If there are 100 participants with video and you look in tileview and see 25 participants you will receive just 25 videos, resolution depends of the size of the element.

Nope, this is simulcast, every participant is sending the 3 resolutions if enough bandwidth is available.

Lightweight server. It is easy and cheaper to have multiple sfu routers and to be mixing video.

Currently, jibri is doing something similar, delivering a mix as a recording or live stream. And you can see around the forum people constantly having problems with the resources for it. And this is just for one session in a meeting with 10 participants, you will need 10 such sessions … what about 100 meetings with 10 or a 1000. If everything was MCU based - meet.jit.si will not exist today and probably and same for jitsi.

Many thanks @damencho
How does zoom display video of 300 participants simultaneously for business users. They claim to be using something called Multimedia router. Is it same as the sfu router you metioned

I think it is the same. And they do it the same we do it - route only what is needed.

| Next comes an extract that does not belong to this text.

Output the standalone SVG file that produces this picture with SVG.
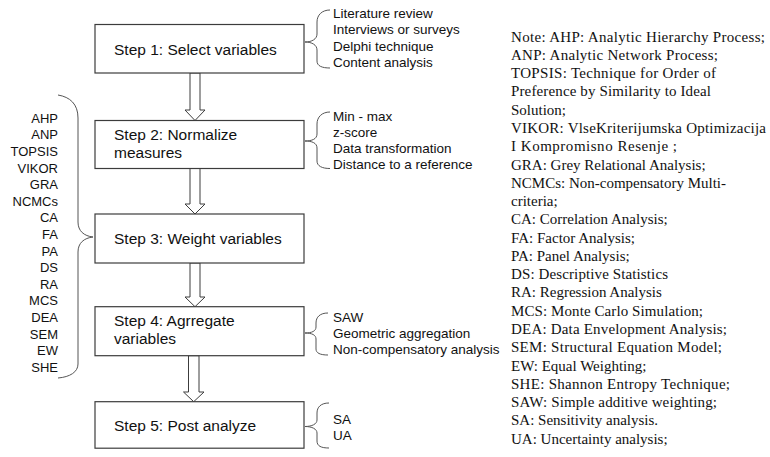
<svg xmlns="http://www.w3.org/2000/svg" width="770" height="457" viewBox="0 0 770 457">
<style>
.box{fill:#fff;stroke:#3c3c3c;stroke-width:1.2}
.step{font-family:"Liberation Sans",Arial,sans-serif;font-size:15.5px;fill:#111}
.item{font-family:"Liberation Sans",Arial,sans-serif;font-size:13.5px;fill:#111}
.left{font-family:"Liberation Sans",Arial,sans-serif;font-size:13px;fill:#111;text-anchor:end}
.note{font-family:"Liberation Serif","Times New Roman",serif;font-size:15px;fill:#111}
.arrow{fill:#fff;stroke:#3c3c3c;stroke-width:1}
.brace{fill:none;stroke:#555;stroke-width:1}
</style>
<rect width="770" height="457" fill="#fff"/>
<g id="connectors">
<path class="arrow" d="M190,73 V110 H185 L195,120.5 L205,110 H200 V73 Z"/>
<path class="arrow" d="M190,168.5 V204 H185 L195,214 L205,204 H200 V168.5 Z"/>
<path class="arrow" d="M190,263 V297 H185 L195,306.7 L205,297 H200 V263 Z"/>
<path class="arrow" d="M188.5,355.7 V392 H183.5 L193.7,401.7 L204,392 H199 V355.7 Z"/>
<path class="brace" d="M58,95 C70,97 78,104 78,118 L78,222 C78,231 84,236 93,237 C84,238 78,243 78,252 L78,364 C78,372 70,377 58,378"/>
<path class="brace" d="M330,10 C322,10 317,15 317,22 L317,34 C317,39 312,42 305,42 C312,42 317,45 317,50 L317,61 C317,66 322,68 330,68"/>
<path class="brace" d="M330,112 C322,112 317,117 317,124 L317,134 C317,139 312,141 305,141 C312,141 317,143 317,148 L317,161 C317,166 322,168.5 330,168.5"/>
<path class="brace" d="M328,313 C320,313 316,317 316,323 L316,327 C316,331 312,333 305,333 C312,333 316,335 316,339 L316,349 C316,353 320,355 328,355"/>
<path class="brace" d="M329,403 C321,403 317,407 317,413 L317,420 C317,424 312,426.5 305,426.5 C312,426.5 317,429 317,433 L317,441 C317,446 321,448 329,448"/>
</g>
<g id="step1">
<rect class="box" x="95" y="24.5" width="209" height="48.5"/>
<text class="step" x="114" y="55">Step 1: Select variables</text>
</g>
<g id="step2">
<rect class="box" x="95" y="120.5" width="209" height="48"/>
<text class="step" x="114" y="140">Step 2: Normalize</text>
<text class="step" x="114" y="158">measures</text>
</g>
<g id="step3">
<rect class="box" x="95" y="214" width="209" height="49"/>
<text class="step" x="114" y="244">Step 3: Weight variables</text>
</g>
<g id="step4">
<rect class="box" x="95" y="306.7" width="209" height="49"/>
<text class="step" x="114" y="326">Step 4: Agrregate</text>
<text class="step" x="114" y="344">variables</text>
</g>
<g id="step5">
<rect class="box" x="95" y="401.7" width="209" height="46.5"/>
<text class="step" x="114" y="430.5">Step 5: Post analyze</text>
</g>
<g id="methods">
<text class="left" x="58" y="122.7">AHP</text>
<text class="left" x="58" y="139.3">ANP</text>
<text class="left" x="58" y="155.9">TOPSIS</text>
<text class="left" x="58" y="172.5">VIKOR</text>
<text class="left" x="58" y="189.1">GRA</text>
<text class="left" x="58" y="205.7">NCMCs</text>
<text class="left" x="58" y="222.3">CA</text>
<text class="left" x="58" y="238.9">FA</text>
<text class="left" x="58" y="255.5">PA</text>
<text class="left" x="58" y="272.1">DS</text>
<text class="left" x="58" y="288.7">RA</text>
<text class="left" x="58" y="305.3">MCS</text>
<text class="left" x="58" y="321.9">DEA</text>
<text class="left" x="58" y="338.5">SEM</text>
<text class="left" x="58" y="355.1">EW</text>
<text class="left" x="58" y="371.7">SHE</text>
</g>
<g id="select-options">
<text class="item" x="333" y="17.5">Literature review</text>
<text class="item" x="333" y="34">Interviews or surveys</text>
<text class="item" x="333" y="50.5">Delphi technique</text>
<text class="item" x="333" y="67">Content analysis</text>
</g>
<g id="normalize-options">
<text class="item" x="333" y="120.5">Min - max</text>
<text class="item" x="333" y="136.8">z-score</text>
<text class="item" x="333" y="153.1">Data transformation</text>
<text class="item" x="333" y="169.4">Distance to a reference</text>
</g>
<g id="aggregate-options">
<text class="item" x="333" y="321.7">SAW</text>
<text class="item" x="333" y="338">Geometric aggregation</text>
<text class="item" x="333" y="353.5">Non-compensatory analysis</text>
</g>
<g id="post-options">
<text class="item" x="333" y="423.5">SA</text>
<text class="item" x="333" y="440">UA</text>
</g>
<g id="note">
<text class="note" x="511" y="41.5" textLength="254" lengthAdjust="spacing">Note: AHP: Analytic Hierarchy Process;</text>
<text class="note" x="511" y="59.8" textLength="207" lengthAdjust="spacing">ANP: Analytic Network Process;</text>
<text class="note" x="511" y="78.1" textLength="205" lengthAdjust="spacing">TOPSIS: Technique for Order of</text>
<text class="note" x="511" y="96.3" textLength="200" lengthAdjust="spacing">Preference by Similarity to Ideal</text>
<text class="note" x="511" y="114.6">Solution;</text>
<text class="note" x="511" y="132.9" textLength="255" lengthAdjust="spacing">VIKOR: VlseKriterijumska Optimizacija</text>
<text class="note" x="511" y="151.2" textLength="166" lengthAdjust="spacing">I Kompromisno Resenje ;</text>
<text class="note" x="511" y="169.5">GRA: Grey Relational Analysis;</text>
<text class="note" x="511" y="187.7">NCMCs: Non-compensatory Multi-</text>
<text class="note" x="511" y="206">criteria;</text>
<text class="note" x="511" y="224.3">CA: Correlation Analysis;</text>
<text class="note" x="511" y="242.6">FA: Factor Analysis;</text>
<text class="note" x="511" y="260.9">PA: Panel Analysis;</text>
<text class="note" x="511" y="279.1" textLength="157" lengthAdjust="spacing">DS: Descriptive Statistics</text>
<text class="note" x="511" y="297.4">RA: Regression Analysis</text>
<text class="note" x="511" y="315.7" textLength="192" lengthAdjust="spacing">MCS: Monte Carlo Simulation;</text>
<text class="note" x="511" y="334" textLength="216" lengthAdjust="spacing">DEA: Data Envelopment Analysis;</text>
<text class="note" x="511" y="352.3" textLength="211" lengthAdjust="spacing">SEM: Structural Equation Model;</text>
<text class="note" x="511" y="370.5">EW: Equal Weighting;</text>
<text class="note" x="511" y="388.8" textLength="219" lengthAdjust="spacing">SHE: Shannon Entropy Technique;</text>
<text class="note" x="511" y="407.1" textLength="206" lengthAdjust="spacing">SAW: Simple additive weighting;</text>
<text class="note" x="511" y="425.4">SA: Sensitivity analysis.</text>
<text class="note" x="511" y="443.7">UA: Uncertainty analysis;</text>
</g>
</svg>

How does zoom display video of 300 participants simultaneously for business users ?

I already answered this in my previous comment.

Thank you @damencho . However my experience with jitsi hosted on aws vs zoom is quite different. I have hosted a t3a.medium instance on aws in us-east and even when only 3 people join the conference the video of one of the persons sometimes goes off in Tile mode. I have never seen this happen to zoom.

  1. How can this be solved. What does zoom have different (private data centers, dedicated bandwidth?)
  2. Also if the bandwidth goes down, is there a way that jitsi automatically switches to lower resolution streams e.g. from tile view to filmstrip view

t3 is a budget, low-cost instance type. Use m5/c5 (or m6g/c6g ARM instances). You can put 300 in a call with Jitsi, you just need to spec and configure your servers properly.

I wonder it is problem with aws ec2 t3a.medium instance. I only have one meeting with 3 people in it. If it was multiple meetings with many people then it makes sense that t3a.medium cannot handle network load.

Infact I have used m5 also for this single meeting with 3 people and still it gave issues. Is there a way to know through jitsi about where is the network bandwidth narrow ? Is it at the receiver’s end or is it at the server’s end.

How do I test this ? Is there a test setup? Does jitsi-torture work? or is there any other automated test framework

If you’re using an m5 instance on AWS and there are only 3 participants, the bandwidth problem is certainly not on the AWS side. Even t3 should have enough bandwidth, with t3 the concern would be the limited CPU resources.

Especially since you mentioned only one participant’s video goes black, it’s most likely constrained bandwidth between them and the JVB.

Is there a way to know through jitsi about where is the network bandwidth narrow ? Is it at the receiver’s end or is it at the server’s end.

All jitsi (or any application) can know is that packets were lost somewhere in the path between the user and the server, not where they were lost in that path.

To try to determine where, you could use tools like iperf to test possible throughput, packet rate, loss and jitter. By running it between different combinations of endpoints (e.g. between your server and another server, between your server and the user, between the user and another server) you can start to infer the likely location of a bandwidth constraint. If you’re using iperf, run it in UDP mode with a target bitrate. TCP speed tests (like most of the browser-based ones) can fail to detect network problems that would affect real-time communication.

Having said all that, though, with only a few participants you can be reasonably sure your server is not the bandwidth constraint if you’re using AWS or another host with good quality connectivity. If issues affect only a few participants, and consistently those ones, it’s quite likely that the problem is with those participants’ ISP, WiFi or computer. Or maybe they’re all from the same country, with limited international capacity given to residential end-users, and your JVB is in another country. Look for the simple answers first before diving headfirst into network testing tools.